My draft letter, written while reading your last one, says “I’m confident that it won’t get in the way of future letters.” I suppose I need to reconsider that line.

I love it, I’m all for using over-the-top scientific measures to compare things. Let’s stick with visual artworks. You can definitely apply measures like that, humour me while I fumble to do such a thing as a physicist. It might help me think if I break down the steps: 1) decide on an accurate measure, 2) set an anchor or decide which way is “up”, 3) measure it (I’m trying my best not to include any notion of intention or value here, but I suspect we’ll find it’s inevitable. )

Let’s say we have a Van Gough, a Pollock and a doodle by my newborn, drawn by taping a brush to her hand as she flails around with minimal coordination. I first need to decide what I’ll measure. Trying my best not to make a value judgement I’d say we should measure how far something is from being created by chance.

This gives us a rough dimension, but we need to anchor it. You either anchor it to some independent quantity that doesn’t change (absolute measure) or you anchor it to another artwork (relative measure).

In the relative case you can merely say that two things are “X units different”. If this is the case you can extract slightly more meaning from the measure if you’re willing to make an arbitrary choice about which is “bigger” than the other.
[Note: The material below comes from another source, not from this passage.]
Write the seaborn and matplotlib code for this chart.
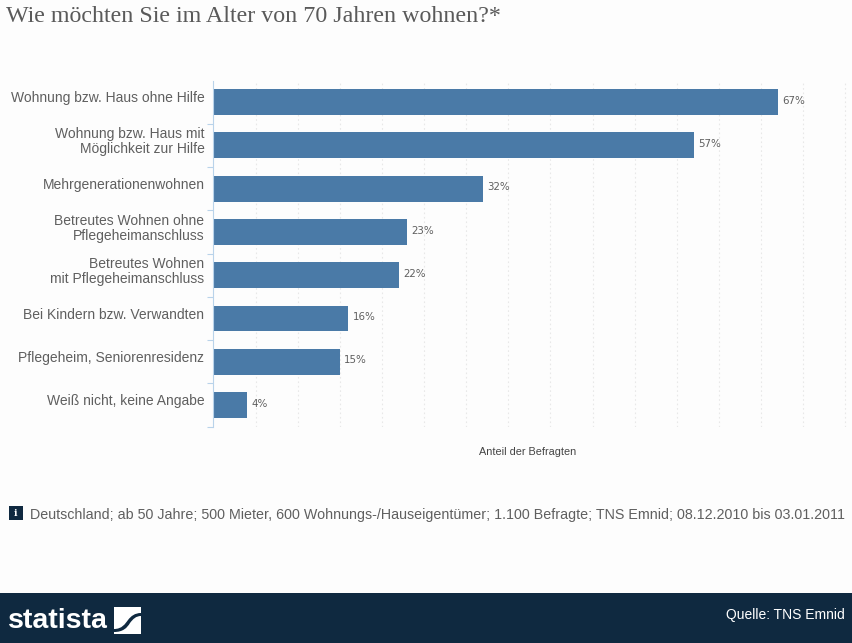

This is giving the measure a bearing or direction. Then you can at least say one thing is “X units bigger”.

So let’s give a bearing that more random is “shitter” (s>) then we’d probably get that Baby s> Pollock s>Van Gough.

I’d say you’d want an absolute measure. Well absolute measures are the holy grail of physics. When we didn’t know what temperature was, we had only awkward relative measures (Fahrenheit). But when we discovered that temperature was the average vibration of atoms and that absolute zero was the point when atoms stopped vibrating, we discovered a “bottom”. Things can’t move less than this and suddenly this anchor allows all other temperatures to be lined up absolutely.
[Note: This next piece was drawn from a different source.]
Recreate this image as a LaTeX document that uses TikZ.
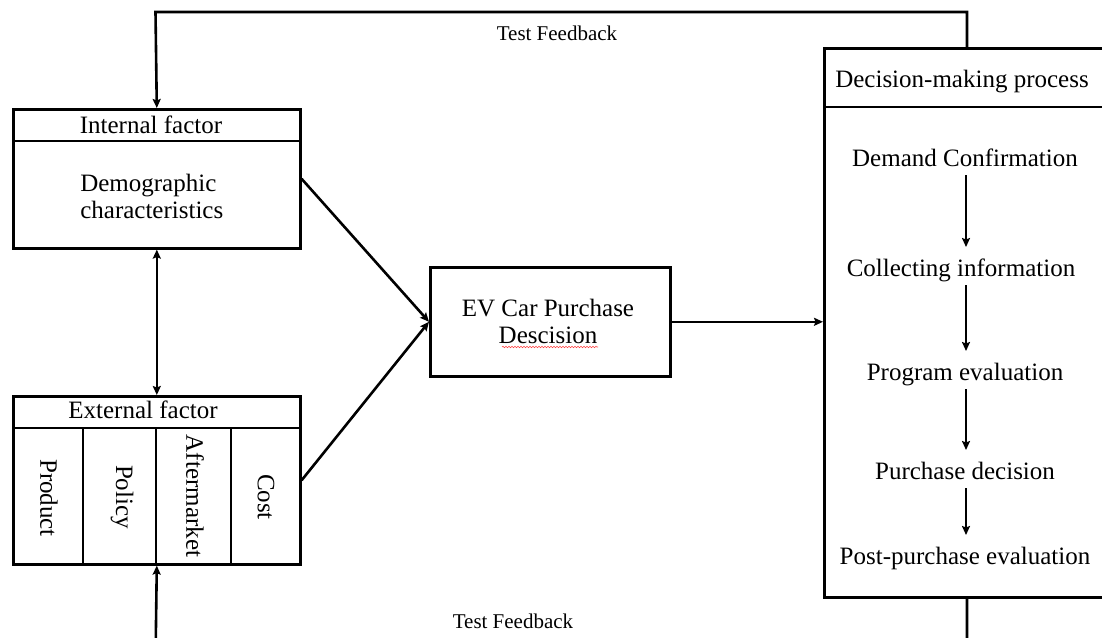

So that’s why I choose how far it is from chance, because there’s a bottom anchor. Purely random is white noise, purely random colours. We don’t need to say one is shitter than the other because the absolute anchor lets us say that one is “randomer” than the other.1)But purely ordered artworks are also pretty shit, so all in all it’s probably a bad measure. I swear I’ve seen good measures along this vein though.

In both cases though, I don’t know if the human can ever be removed. They either make their judgement in the relative case when they chose the bearing of “shitter”, or, even with a randomer rule in hand, looking at the works on the wall they need to decide what randomer actually means aesthetically. In physics this is less of a problem because there are other things that give the measure meaning apart from human enjoyment. To continue with the example of heat. Something that is hotter reliably reacts faster in a chemical reaction. Something that is hotter can reliably transfer useful work for a heat engine). So the mapping hotter = better for reactions is valid and requires no value judgement. the mapping hotter = better, does.

My idea of eclipsing is a tool to allow measurement when you don’t even have stage 1), the accurate measure. Everything above still applies it’s just that it’s really common for measures to be imprecise. A precise measure means that I could zoom in and discern a difference. That would be enabled by your “smooth running film”, but I don’t think it’s possible. I’m not too worried if “it must be there” logically, you physically need to measure it for it to count. And if you can’t measure it (bad measure, chaotic environment, physical limits on resolution) it doesn’t exist, or at least you can’t say anything meaningful – was that not the original purpose of this avenue of thinking? To get a resolution you can rely on? Eclipses provide us with a discontinuous measure, provided the two things to compare are vastly different.

Shittily,

Mat

Footnotes

↑ 1. But purely ordered artworks are also pretty shit, so all in all it’s probably a bad measure. I swear I’ve seen good measures along this vein though.